Data
-.-.-
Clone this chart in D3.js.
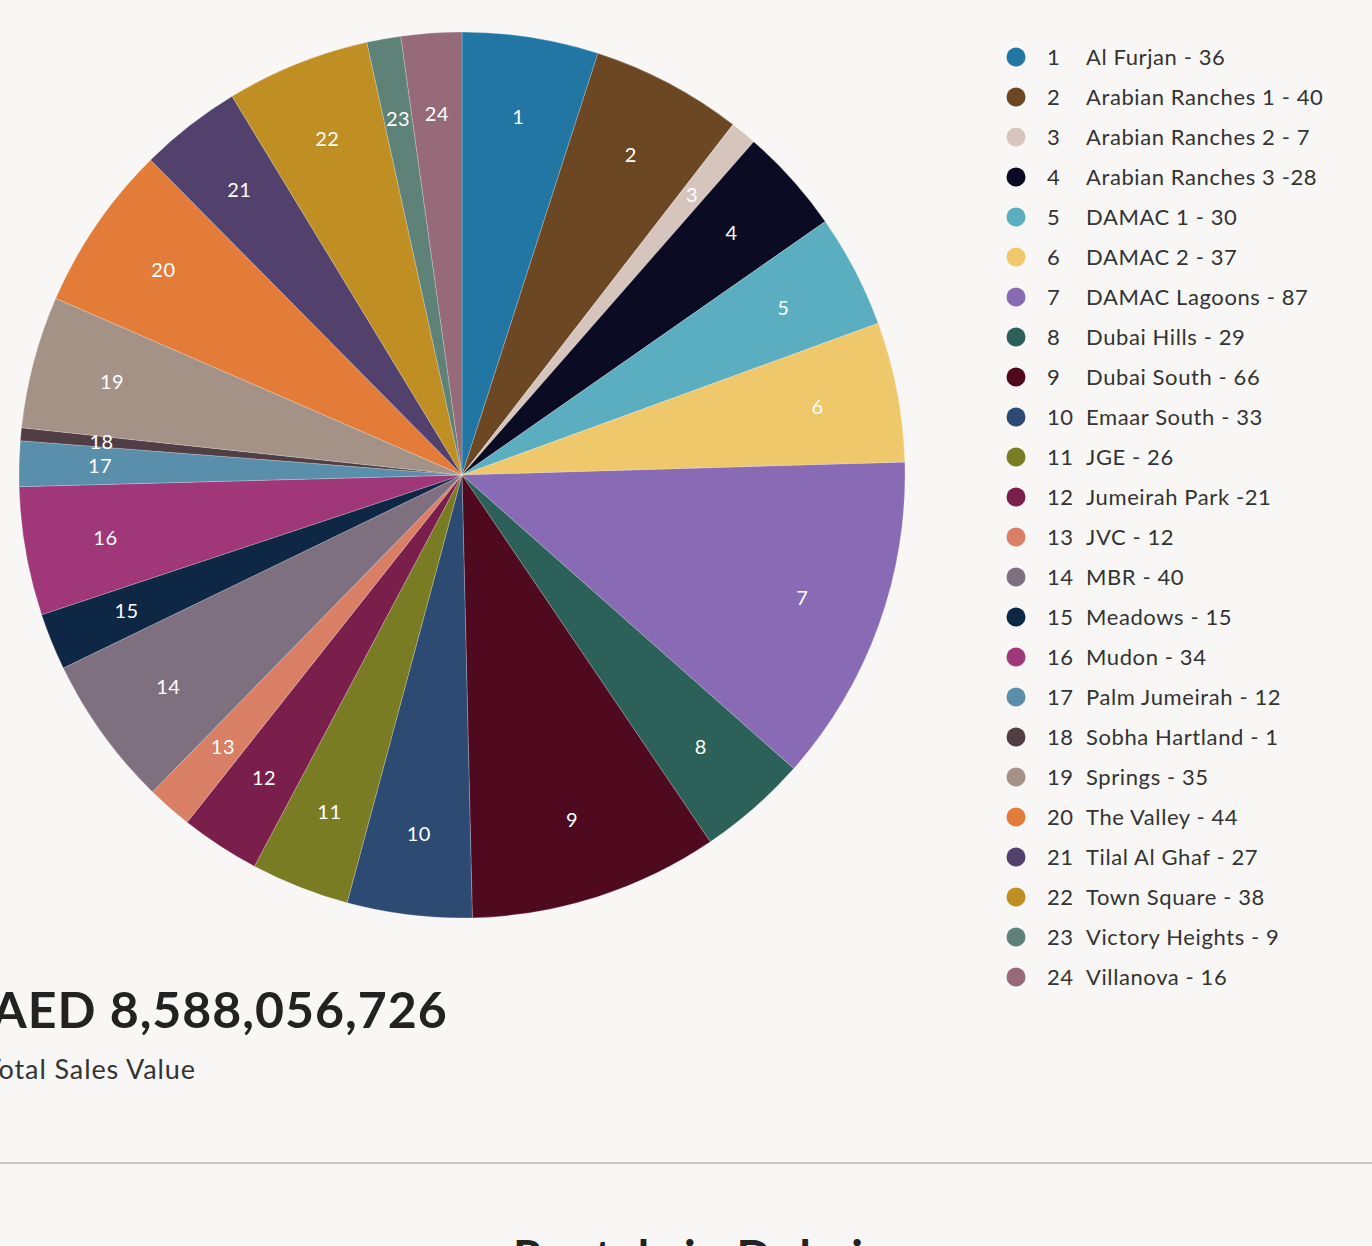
<!DOCTYPE html>
<html>
<head>
<meta charset="utf-8">
<script src="https://cdnjs.cloudflare.com/ajax/libs/d3/7.8.5/d3.min.js"></script>
<style>
  html, body { margin: 0; padding: 0; background: #f8f7f5; overflow: hidden; }
  svg { display: block; font-family: Lato, "Open Sans", sans-serif; }
</style>
</head>
<body>
<div id="chart"></div>
<script>
// data
let names = ["Al Furjan", "Arabian Ranches 1", "Arabian Ranches 2", "Arabian Ranches 3",
	"DAMAC 1", "DAMAC 2", "DAMAC Lagoons", "Dubai Hills", "Dubai South", "Emaar South",
	"JGE", "Jumeirah Park", "JVC", "MBR", "Meadows", "Mudon", "Palm Jumeirah",
	"Sobha Hartland", "Springs", "The Valley", "Tilal Al Ghaf", "Town Square",
	"Victory Heights", "Villanova"];
let counts = [36, 40, 7, 28, 30, 37, 87, 29, 66, 33, 26, 21, 12, 40, 15, 34, 12, 1, 35, 44, 27, 38, 9, 16];
// legend text as shown in the original (some have no space before the number)
let legendLabels = ["Al Furjan - 36", "Arabian Ranches 1 - 40", "Arabian Ranches 2 - 7",
	"Arabian Ranches 3 -28", "DAMAC 1 - 30", "DAMAC 2 - 37", "DAMAC Lagoons - 87",
	"Dubai Hills - 29", "Dubai South - 66", "Emaar South - 33", "JGE - 26",
	"Jumeirah Park -21", "JVC - 12", "MBR - 40", "Meadows - 15", "Mudon - 34",
	"Palm Jumeirah - 12", "Sobha Hartland - 1", "Springs - 35", "The Valley - 44",
	"Tilal Al Ghaf - 27", "Town Square - 38", "Victory Heights - 9", "Villanova - 16"];
let colors = ["#2276a3", "#6b4823", "#d6c5bd", "#0b0c24", "#5aaebf", "#eec86a", "#886bb4",
	"#2b6158", "#500a20", "#2d4a73", "#7a7c24", "#7a1f4c", "#d97f66", "#7f7080",
	"#0d2744", "#a03779", "#5a8fab", "#503e44", "#a49287", "#e27c38", "#52416c",
	"#c08f24", "#5e8278", "#966a79"];
let totalValue = "AED 8,588,056,726";
let totalLabel = "Total Sales Value";
let nextHeading = "Rentals in Dubai";

let width = 1372,
	height = 1246;
let cx = 462, cy = 475, radius = 443;
// the original chart gives tiny slices a minimum size so they stay visible
let minSlice = 3.4;

let data = names.map((n, i) => ({ id: i + 1, name: n, value: counts[i], label: legendLabels[i] }));

let svg = d3.select("#chart").append("svg")
	.attr("width", width)
	.attr("height", height);

let color = d3.scaleOrdinal()
	.domain(data.map(d => d.id))
	.range(colors);

let pie = d3.pie()
	.sort(null)
	.value(d => Math.max(d.value, minSlice));

let arc = d3.arc().innerRadius(0).outerRadius(radius);
let labelArc = d3.arc().innerRadius(362).outerRadius(362);

let pieG = svg.append("g")
	.attr("transform", "translate(" + cx + "," + cy + ")");

let arcs = pie(data);

pieG.selectAll("path")
	.data(arcs)
	.enter()
	.append("path")
	.attr("d", arc)
	.attr("fill", d => color(d.data.id))
	.attr("stroke", "rgba(255,255,255,0.35)")
	.attr("stroke-width", 0.6);

pieG.selectAll("text")
	.data(arcs)
	.enter()
	.append("text")
	.attr("transform", d => "translate(" + labelArc.centroid(d) + ")")
	.attr("text-anchor", "middle")
	.attr("dy", "0.35em")
	.attr("fill", "#fff")
	.style("font-size", "20px")
	.style("letter-spacing", "0.5px")
	.text(d => d.data.id);

// legend
let legend = svg.append("g")
	.attr("transform", "translate(1016,57)");

let rows = legend.selectAll("g")
	.data(data)
	.enter()
	.append("g")
	.attr("transform", (d, i) => "translate(0," + (i * 40) + ")");

rows.append("circle")
	.attr("r", 9.5)
	.attr("fill", d => color(d.id));

rows.append("text")
	.attr("x", 31)
	.attr("dy", "0.35em")
	.attr("fill", "#333")
	.style("font-size", "22px")
	.style("letter-spacing", "0.6px")
	.text(d => d.id);

rows.append("text")
	.attr("x", 70)
	.attr("dy", "0.35em")
	.attr("fill", "#333")
	.style("font-size", "22px")
	.style("letter-spacing", "0.6px")
	.text(d => d.label);

// totals
svg.append("text")
	.attr("x", -8)
	.attr("y", 1028)
	.attr("fill", "#222")
	.style("font-size", "50px")
	.style("font-weight", "bold")
	.style("letter-spacing", "1px")
	.text(totalValue);

svg.append("text")
	.attr("x", -15)
	.attr("y", 1079)
	.attr("fill", "#333")
	.style("font-size", "27px")
	.style("letter-spacing", "0.9px")
	.text(totalLabel);

svg.append("line")
	.attr("x1", 0)
	.attr("x2", width)
	.attr("y1", 1163)
	.attr("y2", 1163)
	.attr("stroke", "#c8c9cc")
	.attr("stroke-width", 2);

svg.append("text")
	.attr("x", 513)
	.attr("y", 1273)
	.attr("fill", "#222")
	.style("font-size", "46px")
	.style("font-weight", "bold")
	.style("letter-spacing", "1.2px")
	.text(nextHeading);
</script>
</body>
</html>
-.-.-
Exercise
Copy out the whole listing exactly, and don't carry over any pictures.

Task output
Clone this chart in D3.js.
<!DOCTYPE html>
<html>
<head>
<meta charset="utf-8">
<script src="https://cdnjs.cloudflare.com/ajax/libs/d3/7.8.5/d3.min.js"></script>
<style>
  html, body { margin: 0; padding: 0; background: #f8f7f5; overflow: hidden; }
  svg { display: block; font-family: Lato, "Open Sans", sans-serif; }
</style>
</head>
<body>
<div id="chart"></div>
<script>
// data
let names = ["Al Furjan", "Arabian Ranches 1", "Arabian Ranches 2", "Arabian Ranches 3",
	"DAMAC 1", "DAMAC 2", "DAMAC Lagoons", "Dubai Hills", "Dubai South", "Emaar South",
	"JGE", "Jumeirah Park", "JVC", "MBR", "Meadows", "Mudon", "Palm Jumeirah",
	"Sobha Hartland", "Springs", "The Valley", "Tilal Al Ghaf", "Town Square",
	"Victory Heights", "Villanova"];
let counts = [36, 40, 7, 28, 30, 37, 87, 29, 66, 33, 26, 21, 12, 40, 15, 34, 12, 1, 35, 44, 27, 38, 9, 16];
// legend text as shown in the original (some have no space before the number)
let legendLabels = ["Al Furjan - 36", "Arabian Ranches 1 - 40", "Arabian Ranches 2 - 7",
	"Arabian Ranches 3 -28", "DAMAC 1 - 30", "DAMAC 2 - 37", "DAMAC Lagoons - 87",
	"Dubai Hills - 29", "Dubai South - 66", "Emaar South - 33", "JGE - 26",
	"Jumeirah Park -21", "JVC - 12", "MBR - 40", "Meadows - 15", "Mudon - 34",
	"Palm Jumeirah - 12", "Sobha Hartland - 1", "Springs - 35", "The Valley - 44",
	"Tilal Al Ghaf - 27", "Town Square - 38", "Victory Heights - 9", "Villanova - 16"];
let colors = ["#2276a3", "#6b4823", "#d6c5bd", "#0b0c24", "#5aaebf", "#eec86a", "#886bb4",
	"#2b6158", "#500a20", "#2d4a73", "#7a7c24", "#7a1f4c", "#d97f66", "#7f7080",
	"#0d2744", "#a03779", "#5a8fab", "#503e44", "#a49287", "#e27c38", "#52416c",
	"#c08f24", "#5e8278", "#966a79"];
let totalValue = "AED 8,588,056,726";
let totalLabel = "Total Sales Value";
let nextHeading = "Rentals in Dubai";

let width = 1372,
	height = 1246;
let cx = 462, cy = 475, radius = 443;
// the original chart gives tiny slices a minimum size so they stay visible
let minSlice = 3.4;

let data = names.map((n, i) => ({ id: i + 1, name: n, value: counts[i], label: legendLabels[i] }));

let svg = d3.select("#chart").append("svg")
	.attr("width", width)
	.attr("height", height);

let color = d3.scaleOrdinal()
	.domain(data.map(d => d.id))
	.range(colors);

let pie = d3.pie()
	.sort(null)
	.value(d => Math.max(d.value, minSlice));

let arc = d3.arc().innerRadius(0).outerRadius(radius);
let labelArc = d3.arc().innerRadius(362).outerRadius(362);

let pieG = svg.append("g")
	.attr("transform", "translate(" + cx + "," + cy + ")");

let arcs = pie(data);

pieG.selectAll("path")
	.data(arcs)
	.enter()
	.append("path")
	.attr("d", arc)
	.attr("fill", d => color(d.data.id))
	.attr("stroke", "rgba(255,255,255,0.35)")
	.attr("stroke-width", 0.6);

pieG.selectAll("text")
	.data(arcs)
	.enter()
	.append("text")
	.attr("transform", d => "translate(" + labelArc.centroid(d) + ")")
	.attr("text-anchor", "middle")
	.attr("dy", "0.35em")
	.attr("fill", "#fff")
	.style("font-size", "20px")
	.style("letter-spacing", "0.5px")
	.text(d => d.data.id);

// legend
let legend = svg.append("g")
	.attr("transform", "translate(1016,57)");

let rows = legend.selectAll("g")
	.data(data)
	.enter()
	.append("g")
	.attr("transform", (d, i) => "translate(0," + (i * 40) + ")");

rows.append("circle")
	.attr("r", 9.5)
	.attr("fill", d => color(d.id));

rows.append("text")
	.attr("x", 31)
	.attr("dy", "0.35em")
	.attr("fill", "#333")
	.style("font-size", "22px")
	.style("letter-spacing", "0.6px")
	.text(d => d.id);

rows.append("text")
	.attr("x", 70)
	.attr("dy", "0.35em")
	.attr("fill", "#333")
	.style("font-size", "22px")
	.style("letter-spacing", "0.6px")
	.text(d => d.label);

// totals
svg.append("text")
	.attr("x", -8)
	.attr("y", 1028)
	.attr("fill", "#222")
	.style("font-size", "50px")
	.style("font-weight", "bold")
	.style("letter-spacing", "1px")
	.text(totalValue);

svg.append("text")
	.attr("x", -15)
	.attr("y", 1079)
	.attr("fill", "#333")
	.style("font-size", "27px")
	.style("letter-spacing", "0.9px")
	.text(totalLabel);

svg.append("line")
	.attr("x1", 0)
	.attr("x2", width)
	.attr("y1", 1163)
	.attr("y2", 1163)
	.attr("stroke", "#c8c9cc")
	.attr("stroke-width", 2);

svg.append("text")
	.attr("x", 513)
	.attr("y", 1273)
	.attr("fill", "#222")
	.style("font-size", "46px")
	.style("font-weight", "bold")
	.style("letter-spacing", "1.2px")
	.text(nextHeading);
</script>
</body>
</html>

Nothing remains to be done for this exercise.